Dalam Bab 5 tentang Keluarga
Hasyim, penulis menyampaikan kontroversi tentang keislaman Abu Thalib. Dia
mengutip Dr. Muhammad at Tawanjik,yang menulis, mengumpulkan dan mempelajari
syair-syair Abu Talib dalam antologi Diwan Abi Talib. di hal 23 penulis
menyatakan,
“Ada tiga pendapat
tentangkeislaman Abu Talib. Satu golongan menganggap ia mati sebagai musyrik;
golongan kedua meyakinkan ia meninggal sebagai Muslim; yang lain mengatakan ia
sudah Islam dan beriman tetapi menyembunyikan keimanannya.” (cetakan miring
untuk menandai kutipan sesuai asli)
Lebih lanjut, pada hlm yang sama
penulis mengutip keterangan Ibn Abi al-Hadid dalam ulasannya mengenai Nahjul
Balagah menengaskan:
“Secara ringkas, berita-berita
tentang dia sudah menganut Islam banyak sekali, dan sumber yang mengatakan dia
meninggal masih dalam kepercayaan masyarakatnya juga tidak sedikit.”

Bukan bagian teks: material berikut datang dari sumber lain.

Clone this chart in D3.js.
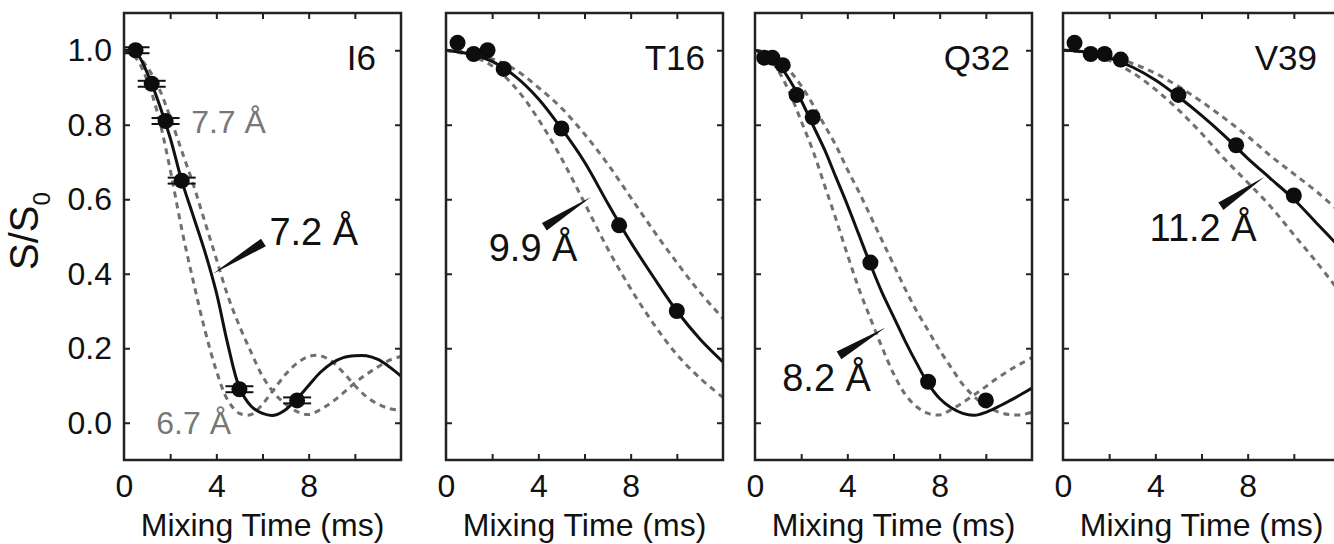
<!DOCTYPE html>
<html>
<head>
<meta charset="utf-8">
<script src="https://cdn.jsdelivr.net/npm/d3@7"></script>
<style>
  body { margin: 0; background: #fff; }
  svg { display: block; font-family: "Liberation Sans", Arial, sans-serif; }
</style>
</head>
<body>
<svg id="chart" width="1334" height="544"></svg>
<script>
// tick values
const xLabelTicks = [0, 4, 8];
const xMinorTicks = [2, 4, 6, 8, 10];
const yTicks = [0, 0.2, 0.4, 0.6, 0.8, 1.0];

// curve sample times (ms)
const fineTimes = [0, 0.5, 1, 1.5, 2, 2.5, 3, 3.5, 4, 4.5, 5, 5.5, 6, 6.5, 7, 7.5, 8, 8.5, 9, 9.5, 10, 10.5, 11, 11.5, 12];
const coarseTimes = [0, 1, 2, 3, 4, 5, 6, 7, 8, 9, 10, 11, 12];

// I6
const i6Times = [0.5, 1.2, 1.8, 2.5, 5.0, 7.5];
const i6Values = [1.0, 0.91, 0.81, 0.65, 0.09, 0.06];
const i6Errors = [0.008, 0.008, 0.008, 0.008, 0.008, 0.008];
const i6Fit = [1.0, 0.995, 0.94, 0.86, 0.765, 0.65, 0.555, 0.46, 0.35, 0.21, 0.095, 0.045, 0.025, 0.02, 0.035, 0.065, 0.1, 0.135, 0.16, 0.175, 0.18, 0.18, 0.17, 0.15, 0.125];
const i6Short = [1.0, 0.98, 0.92, 0.82, 0.68, 0.52, 0.38, 0.25, 0.14, 0.06, 0.025, 0.022, 0.05, 0.09, 0.13, 0.16, 0.178, 0.18, 0.165, 0.135, 0.1, 0.07, 0.05, 0.038, 0.033];
const i6Long = [1.0, 0.99, 0.955, 0.9, 0.82, 0.73, 0.64, 0.54, 0.44, 0.34, 0.26, 0.19, 0.125, 0.08, 0.05, 0.03, 0.022, 0.035, 0.055, 0.08, 0.107, 0.13, 0.15, 0.168, 0.178];

// T16
const t16Times = [0.5, 1.2, 1.8, 2.5, 5.0, 7.5, 10.0];
const t16Values = [1.02, 0.99, 1.0, 0.95, 0.79, 0.53, 0.3];
const t16Fit = [1.0, 0.99, 0.97, 0.93, 0.87, 0.79, 0.7, 0.59, 0.485, 0.39, 0.3, 0.225, 0.163];
const t16Short = [1.0, 0.987, 0.958, 0.9, 0.815, 0.71, 0.59, 0.468, 0.36, 0.265, 0.183, 0.12, 0.068];
const t16Long = [1.0, 0.993, 0.977, 0.948, 0.9, 0.845, 0.775, 0.695, 0.605, 0.515, 0.43, 0.35, 0.28];

// Q32
const q32Times = [0.4, 0.75, 1.2, 1.8, 2.5, 5.0, 7.5, 10.0];
const q32Values = [0.98, 0.98, 0.96, 0.88, 0.82, 0.43, 0.11, 0.06];
const q32Fit = [1.0, 0.99, 0.965, 0.92, 0.865, 0.8, 0.735, 0.66, 0.585, 0.505, 0.425, 0.35, 0.285, 0.22, 0.16, 0.105, 0.065, 0.04, 0.025, 0.02, 0.028, 0.042, 0.058, 0.075, 0.093];
const q32Short = [1.0, 0.985, 0.946, 0.886, 0.81, 0.732, 0.64, 0.548, 0.452, 0.36, 0.28, 0.203, 0.132, 0.077, 0.043, 0.025, 0.021, 0.035, 0.054, 0.075, 0.097, 0.12, 0.14, 0.158, 0.175];
const q32Long = [1.0, 0.993, 0.975, 0.945, 0.905, 0.855, 0.8, 0.745, 0.68, 0.62, 0.555, 0.49, 0.425, 0.36, 0.3, 0.248, 0.195, 0.148, 0.103, 0.07, 0.046, 0.03, 0.022, 0.021, 0.028];

// V39
const v39Times = [0.5, 1.2, 1.8, 2.5, 5.0, 7.5, 10.0];
const v39Values = [1.02, 0.99, 0.99, 0.975, 0.88, 0.745, 0.61];
const v39Fit = [1.0, 0.995, 0.98, 0.955, 0.92, 0.875, 0.825, 0.77, 0.71, 0.655, 0.6, 0.535, 0.47];
const v39Short = [1.0, 0.993, 0.973, 0.94, 0.895, 0.84, 0.777, 0.708, 0.645, 0.58, 0.505, 0.43, 0.35];
const v39Long = [1.0, 0.996, 0.984, 0.965, 0.938, 0.903, 0.862, 0.817, 0.769, 0.716, 0.668, 0.62, 0.565];

const panels = [
  { name: 'I6', times: i6Times, values: i6Values, errors: i6Errors, curveTimes: fineTimes,
    fit: i6Fit, short: i6Short, long: i6Long, nameInset: 25,
    notes: [
      { text: '7.7 Å', x: 2.91, y: 0.777, color: '#777', size: 32 },
      { text: '7.2 Å', x: 6.3, y: 0.477, color: '#111', size: 38 },
      { text: '6.7 Å', x: 1.4, y: -0.03, color: '#777', size: 32 }
    ],
    wedge: { from: [6.04, 0.484], to: [3.85, 0.40] } },
  { name: 'T16', times: t16Times, values: t16Values, curveTimes: coarseTimes,
    fit: t16Fit, short: t16Short, long: t16Long, nameInset: 18,
    notes: [{ text: '9.9 Å', x: 1.85, y: 0.433, color: '#111', size: 38 }],
    wedge: { from: [4.26, 0.526], to: [6.28, 0.606] } },
  { name: 'Q32', times: q32Times, values: q32Values, curveTimes: fineTimes,
    fit: q32Fit, short: q32Short, long: q32Long, nameInset: 22,
    notes: [{ text: '8.2 Å', x: 1.18, y: 0.084, color: '#111', size: 38 }],
    wedge: { from: [3.64, 0.181], to: [5.66, 0.256] } },
  { name: 'V39', times: v39Times, values: v39Values, curveTimes: coarseTimes,
    fit: v39Fit, short: v39Short, long: v39Long, nameInset: 23,
    notes: [{ text: '11.2 Å', x: 3.75, y: 0.488, color: '#111', size: 38 }],
    wedge: { from: [6.84, 0.581], to: [8.72, 0.66] } }
];

const panelLefts = [124, 446, 755, 1063];
const panelTop = 13;
const width = 277;
const height = 447;

const svg = d3.select('#chart');

const x = d3.scaleLinear().domain([0, 12]).range([0, width]);
const y = d3.scaleLinear().domain([-0.1, 1.1]).range([height, 0]);

const line = (times) => d3.line()
  .x((d, i) => x(times[i]))
  .y(d => y(d))
  .curve(d3.curveCatmullRom.alpha(0.5));

panels.forEach((p, i) => {
  const g = svg.append('g')
    .attr('transform', `translate(${panelLefts[i]},${panelTop})`);

  const clipId = `clip-${i}`;
  g.append('clipPath').attr('id', clipId)
    .append('rect').attr('width', width).attr('height', height);

  const plot = g.append('g').attr('clip-path', `url(#${clipId})`);

  [p.short, p.long].forEach(series => {
    plot.append('path')
      .attr('d', line(p.curveTimes)(series))
      .attr('fill', 'none')
      .attr('stroke', '#707070')
      .attr('stroke-width', 3)
      .attr('stroke-dasharray', '6,5');
  });

  plot.append('path')
    .attr('d', line(p.curveTimes)(p.fit))
    .attr('fill', 'none')
    .attr('stroke', '#111')
    .attr('stroke-width', 3);

  if (p.errors) {
    const eb = plot.selectAll('.eb').data(p.values).enter().append('g');
    eb.append('line')
      .attr('x1', (d, k) => x(p.times[k])).attr('x2', (d, k) => x(p.times[k]))
      .attr('y1', (d, k) => y(d - p.errors[k])).attr('y2', (d, k) => y(d + p.errors[k]))
      .attr('stroke', '#111').attr('stroke-width', 2);
    [-1, 1].forEach(sgn => {
      eb.append('line')
        .attr('x1', (d, k) => x(p.times[k]) - 14)
        .attr('x2', (d, k) => x(p.times[k]) + 14)
        .attr('y1', (d, k) => y(d + sgn * p.errors[k]))
        .attr('y2', (d, k) => y(d + sgn * p.errors[k]))
        .attr('stroke', '#111').attr('stroke-width', 2);
    });
  }

  plot.selectAll('circle').data(p.values).enter().append('circle')
    .attr('cx', (d, k) => x(p.times[k]))
    .attr('cy', d => y(d))
    .attr('r', 8)
    .attr('fill', '#0d0d0d');

  // wedge pointer
  const a = [x(p.wedge.from[0]), y(p.wedge.from[1])];
  const b = [x(p.wedge.to[0]), y(p.wedge.to[1])];
  const len = Math.hypot(b[0] - a[0], b[1] - a[1]);
  const nx = -(b[1] - a[1]) / len * 4.5, ny = (b[0] - a[0]) / len * 4.5;
  g.append('path')
    .attr('d', `M${a[0] + nx},${a[1] + ny}L${b[0]},${b[1]}L${a[0] - nx},${a[1] - ny}Z`)
    .attr('fill', '#111');

  p.notes.forEach(n => {
    g.append('text')
      .attr('x', x(n.x)).attr('y', y(n.y))
      .attr('fill', n.color)
      .attr('font-size', n.size)
      .text(n.text);
  });

  g.append('text')
    .attr('x', width - p.nameInset).attr('y', 57)
    .attr('text-anchor', 'end')
    .attr('font-size', 35)
    .attr('fill', '#111')
    .text(p.name);

  // inward ticks on all four sides
  const tick = 6;
  g.append('g').attr('transform', `translate(0,${height})`)
    .call(d3.axisBottom(x).tickValues(xMinorTicks).tickSize(-tick).tickFormat(''));
  g.append('g')
    .call(d3.axisTop(x).tickValues(xMinorTicks).tickSize(-tick).tickFormat(''));
  g.append('g')
    .call(d3.axisLeft(y).tickValues(yTicks).tickSize(-tick).tickFormat(''));
  g.append('g').attr('transform', `translate(${width},0)`)
    .call(d3.axisRight(y).tickValues(yTicks).tickSize(-tick).tickFormat(''));
  g.selectAll('.domain').remove();
  g.selectAll('.tick line').attr('stroke', '#222').attr('stroke-width', 2);

  g.append('rect')
    .attr('width', width).attr('height', height)
    .attr('fill', 'none')
    .attr('stroke', '#222')
    .attr('stroke-width', 2.5);

  // tick labels
  const xl = g.append('g').attr('transform', `translate(0,${height})`)
    .call(d3.axisBottom(x).tickValues(xLabelTicks).tickSize(0).tickPadding(14));
  xl.select('.domain').remove();
  xl.selectAll('text').attr('font-size', 32).attr('fill', '#111')
    .attr('font-family', '"Liberation Sans", Arial, sans-serif');

  if (i === 0) {
    const yl = g.append('g')
      .call(d3.axisLeft(y).tickValues(yTicks).tickSize(0).tickPadding(12).tickFormat(d3.format('.1f')));
    yl.select('.domain').remove();
    yl.selectAll('text').attr('font-size', 32).attr('fill', '#111')
      .attr('font-family', '"Liberation Sans", Arial, sans-serif');
  }

  g.append('text')
    .attr('x', width / 2).attr('y', height + 76)
    .attr('text-anchor', 'middle')
    .attr('font-size', 32)
    .attr('fill', '#111')
    .text('Mixing Time (ms)');
});

// y axis title
const yt = svg.append('text')
  .attr('transform', 'translate(38,270) rotate(-90)')
  .attr('font-size', 40)
  .attr('fill', '#111');
yt.append('tspan').text('S/S');
yt.append('tspan').attr('font-size', 24).attr('dy', 12).text('0');
</script>
</body>
</html>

“Golongan yang mengatakan dia
sudah Islam berpendapat, bahwa ketika Muhammad sallallahu’alaihi wasallam
diutus sebagai nabi, Abu Talib sudah masuk Islam sudah percaya, tetapi dia
tidak mau berterus terang menyatakan keimanannya. Bahkan menyembunyikannya
suoaya dapat mengadakan pembelaan kepada Rasullullah sallallahu ‘alaihi
wasallam. Alasannya kalu ia menyatakan keislamannya, ia akan sama seperti
Muslimin yang lain, Quraisy akan menjauhi dan membencinya. Mereka mengemukakan
bukti-bukti keislamannya itu, antara lain, perlindungannya terhadap terhadap kemenakannya
itu, ia mau menderita bersama-sama, pernyataannya dalam syair-syairnya dengan
sumber yang kuat dan saat ia dalam sekarat Abbas mendengar ia mengucapkan
kalimat syahadat, La ilaha illa Allah.” (dikutip sesuai asli)
Mohon pencerahannya.
Terima kasih
Jawaban:
Bismillah was shalatu was salamu
‘ala rasulillah, amma ba’du,
Sebelumnya kami perlu sampaikan
bahwa pembahasan tentang status islam dan tidaknya Abu Thalib, bukan dalam
rangka main vonis takfir atau kapling-kapling neraka untuk orang lain. Apalagi
jika dianggap membenci ahlu bait Nabi shallallahu
‘alaihi wa sallam. Jelas ini tuduhan yang sangat jauh. Kita beriman
bahwa Abu Lahab mati kafir, karena Allah mencela habis di surat al-Lahab,
meskipun Abu Lahab adalah paman Rasulullah shallallahu
‘alaihi wa sallam. Dan jelas kita tidak boleh mengatakan,
mengkafirkan Abu Lahab berarti membenci ahlul bait Nabi shallallahu ‘alaihi wa sallam.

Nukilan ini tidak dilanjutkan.